SUPPLIED INFORMATION:
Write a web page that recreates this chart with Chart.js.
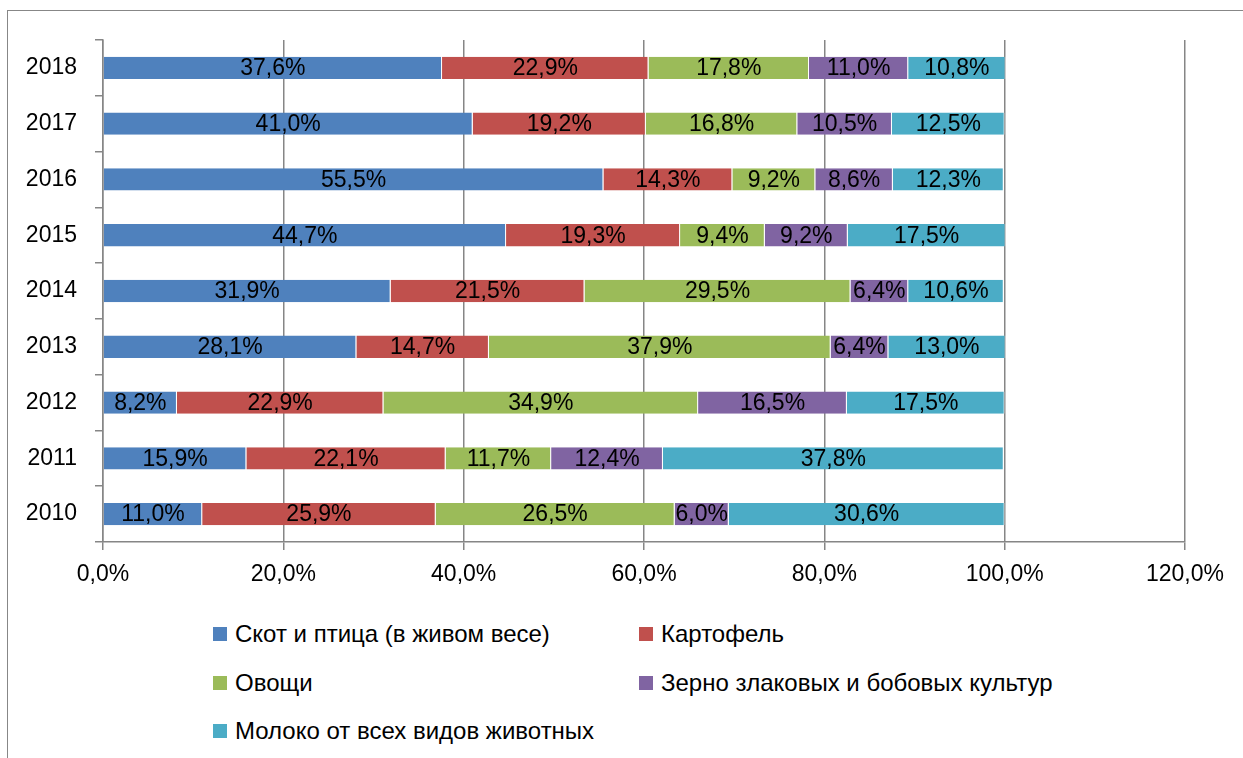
<!DOCTYPE html>
<html>
<head>
<meta charset="utf-8">
<script src="https://cdn.jsdelivr.net/npm/chart.js@4/dist/chart.umd.min.js"></script>
<style>
  body { margin: 0; background: #fff; font-family: "Liberation Sans", Arial, sans-serif; }
  #wrap { position: relative; width: 1243px; height: 758px; overflow: hidden; }
  #frame { position: absolute; left: 7px; top: 10px; width: 1300px; height: 800px;
           border-top: 1px solid #878787; border-left: 1px solid #878787; }
  #cv { position: absolute; left: 0; top: 0; }
  #legend { position: absolute; left: 0; top: 0; font-size: 24px; color: #000; }
  .item { position: absolute; white-space: nowrap; line-height: 28px; }
  .box { display: inline-block; width: 14px; height: 14px; margin-right: 8px; vertical-align: 1px; }
</style>
</head>
<body>
<div id="wrap">
  <div id="frame"></div>
  <canvas id="cv" width="1243" height="600"></canvas>
  <div id="legend"></div>
</div>
<script>
const years = ['2010', '2011', '2012', '2013', '2014', '2015', '2016', '2017', '2018'];
const seriesNames = ['Скот и птица (в живом весе)', 'Картофель', 'Овощи', 'Зерно злаковых и бобовых культур', 'Молоко от всех видов животных'];
const livestock = [11.0, 15.9, 8.2, 28.1, 31.9, 44.7, 55.5, 41.0, 37.6];
const potato    = [25.9, 22.1, 22.9, 14.7, 21.5, 19.3, 14.3, 19.2, 22.9];
const vegetables= [26.5, 11.7, 34.9, 37.9, 29.5, 9.4, 9.2, 16.8, 17.8];
const grain     = [6.0, 12.4, 16.5, 6.4, 6.4, 9.2, 8.6, 10.5, 11.0];
const milk      = [30.6, 37.8, 17.5, 13.0, 10.6, 17.5, 12.3, 12.5, 10.8];
const xTicks = [0, 20, 40, 60, 80, 100, 120];
const colors = ['#4F81BD', '#C0504D', '#9BBB59', '#8064A2', '#4BACC6'];

const fmt = v => v.toFixed(1).replace('.', ',') + '%';
const FONT = '"Liberation Sans", Arial, sans-serif';

const barLabels = {
  id: 'barLabels',
  afterDatasetsDraw(chart) {
    const c = chart.ctx;
    c.save();
    c.font = '23px ' + FONT;
    c.fillStyle = '#000';
    c.textAlign = 'center';
    c.textBaseline = 'middle';
    chart.data.datasets.forEach((ds, i) => {
      chart.getDatasetMeta(i).data.forEach((bar, j) => {
        const x = (bar.x + bar.base) / 2;
        c.fillText(fmt(ds.data[j]), x, bar.y + 1);
      });
    });
    c.restore();
  }
};

const data = [livestock, potato, vegetables, grain, milk];

const chart = new Chart(document.getElementById('cv'), {
  type: 'bar',
  data: {
    labels: years,
    datasets: seriesNames.map((name, i) => ({
      label: name,
      data: data[i],
      backgroundColor: colors[i],
      borderColor: 'rgba(255,255,255,0.55)',
      borderWidth: { left: 0, right: 1, top: 0, bottom: 0 },
      borderSkipped: false,
      barPercentage: 0.4,
      categoryPercentage: 1
    }))
  },
  options: {
    indexAxis: 'y',
    responsive: false,
    animation: false,
    layout: { padding: { top: 40, right: 58, left: 0, bottom: 0 } },
    plugins: { legend: { display: false }, tooltip: { enabled: false } },
    scales: {
      x: {
        stacked: true,
        min: 0, max: 120,
        afterBuildTicks: s => { s.ticks = xTicks.map(v => ({ value: v })); },
        afterFit: s => { s.height = 58; },
        ticks: { callback: v => v.toFixed(1).replace('.', ',') + '%', color: '#000',
                 font: { family: FONT, size: 23 }, padding: 11, maxRotation: 0 },
        grid: { color: '#868686', lineWidth: 1.5, tickLength: 8, drawTicks: true },
        border: { display: true, color: '#868686', width: 1.5 }
      },
      y: {
        stacked: true,
        reverse: true,
        afterFit: s => { s.width = 103; },
        ticks: { color: '#000', font: { family: FONT, size: 23 }, padding: 18 },
        grid: { drawOnChartArea: false, offset: true, tickLength: 8, color: '#868686', lineWidth: 1.5 },
        border: { display: true, color: '#868686', width: 1.5 }
      }
    }
  },
  plugins: [barLabels]
});

// legend in two columns, built from the chart datasets
const pos = [[213, 620], [639, 620], [213, 669], [639, 669], [213, 717]];
const lg = document.getElementById('legend');
chart.data.datasets.forEach((ds, i) => {
  const d = document.createElement('div');
  d.className = 'item';
  d.style.left = pos[i][0] + 'px';
  d.style.top = pos[i][1] + 'px';
  d.innerHTML = '<span class="box" style="background:' + ds.backgroundColor + '"></span>' + ds.label;
  lg.appendChild(d);
});
</script>
</body>
</html>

JOB:
Reproduce the material above in full, exactly, with no images.

ANSWER IN FULL:
Write a web page that recreates this chart with Chart.js.
<!DOCTYPE html>
<html>
<head>
<meta charset="utf-8">
<script src="https://cdn.jsdelivr.net/npm/chart.js@4/dist/chart.umd.min.js"></script>
<style>
  body { margin: 0; background: #fff; font-family: "Liberation Sans", Arial, sans-serif; }
  #wrap { position: relative; width: 1243px; height: 758px; overflow: hidden; }
  #frame { position: absolute; left: 7px; top: 10px; width: 1300px; height: 800px;
           border-top: 1px solid #878787; border-left: 1px solid #878787; }
  #cv { position: absolute; left: 0; top: 0; }
  #legend { position: absolute; left: 0; top: 0; font-size: 24px; color: #000; }
  .item { position: absolute; white-space: nowrap; line-height: 28px; }
  .box { display: inline-block; width: 14px; height: 14px; margin-right: 8px; vertical-align: 1px; }
</style>
</head>
<body>
<div id="wrap">
  <div id="frame"></div>
  <canvas id="cv" width="1243" height="600"></canvas>
  <div id="legend"></div>
</div>
<script>
const years = ['2010', '2011', '2012', '2013', '2014', '2015', '2016', '2017', '2018'];
const seriesNames = ['Скот и птица (в живом весе)', 'Картофель', 'Овощи', 'Зерно злаковых и бобовых культур', 'Молоко от всех видов животных'];
const livestock = [11.0, 15.9, 8.2, 28.1, 31.9, 44.7, 55.5, 41.0, 37.6];
const potato    = [25.9, 22.1, 22.9, 14.7, 21.5, 19.3, 14.3, 19.2, 22.9];
const vegetables= [26.5, 11.7, 34.9, 37.9, 29.5, 9.4, 9.2, 16.8, 17.8];
const grain     = [6.0, 12.4, 16.5, 6.4, 6.4, 9.2, 8.6, 10.5, 11.0];
const milk      = [30.6, 37.8, 17.5, 13.0, 10.6, 17.5, 12.3, 12.5, 10.8];
const xTicks = [0, 20, 40, 60, 80, 100, 120];
const colors = ['#4F81BD', '#C0504D', '#9BBB59', '#8064A2', '#4BACC6'];

const fmt = v => v.toFixed(1).replace('.', ',') + '%';
const FONT = '"Liberation Sans", Arial, sans-serif';

const barLabels = {
  id: 'barLabels',
  afterDatasetsDraw(chart) {
    const c = chart.ctx;
    c.save();
    c.font = '23px ' + FONT;
    c.fillStyle = '#000';
    c.textAlign = 'center';
    c.textBaseline = 'middle';
    chart.data.datasets.forEach((ds, i) => {
      chart.getDatasetMeta(i).data.forEach((bar, j) => {
        const x = (bar.x + bar.base) / 2;
        c.fillText(fmt(ds.data[j]), x, bar.y + 1);
      });
    });
    c.restore();
  }
};

const data = [livestock, potato, vegetables, grain, milk];

const chart = new Chart(document.getElementById('cv'), {
  type: 'bar',
  data: {
    labels: years,
    datasets: seriesNames.map((name, i) => ({
      label: name,
      data: data[i],
      backgroundColor: colors[i],
      borderColor: 'rgba(255,255,255,0.55)',
      borderWidth: { left: 0, right: 1, top: 0, bottom: 0 },
      borderSkipped: false,
      barPercentage: 0.4,
      categoryPercentage: 1
    }))
  },
  options: {
    indexAxis: 'y',
    responsive: false,
    animation: false,
    layout: { padding: { top: 40, right: 58, left: 0, bottom: 0 } },
    plugins: { legend: { display: false }, tooltip: { enabled: false } },
    scales: {
      x: {
        stacked: true,
        min: 0, max: 120,
        afterBuildTicks: s => { s.ticks = xTicks.map(v => ({ value: v })); },
        afterFit: s => { s.height = 58; },
        ticks: { callback: v => v.toFixed(1).replace('.', ',') + '%', color: '#000',
                 font: { family: FONT, size: 23 }, padding: 11, maxRotation: 0 },
        grid: { color: '#868686', lineWidth: 1.5, tickLength: 8, drawTicks: true },
        border: { display: true, color: '#868686', width: 1.5 }
      },
      y: {
        stacked: true,
        reverse: true,
        afterFit: s => { s.width = 103; },
        ticks: { color: '#000', font: { family: FONT, size: 23 }, padding: 18 },
        grid: { drawOnChartArea: false, offset: true, tickLength: 8, color: '#868686', lineWidth: 1.5 },
        border: { display: true, color: '#868686', width: 1.5 }
      }
    }
  },
  plugins: [barLabels]
});

// legend in two columns, built from the chart datasets
const pos = [[213, 620], [639, 620], [213, 669], [639, 669], [213, 717]];
const lg = document.getElementById('legend');
chart.data.datasets.forEach((ds, i) => {
  const d = document.createElement('div');
  d.className = 'item';
  d.style.left = pos[i][0] + 'px';
  d.style.top = pos[i][1] + 'px';
  d.innerHTML = '<span class="box" style="background:' + ds.backgroundColor + '"></span>' + ds.label;
  lg.appendChild(d);
});
</script>
</body>
</html>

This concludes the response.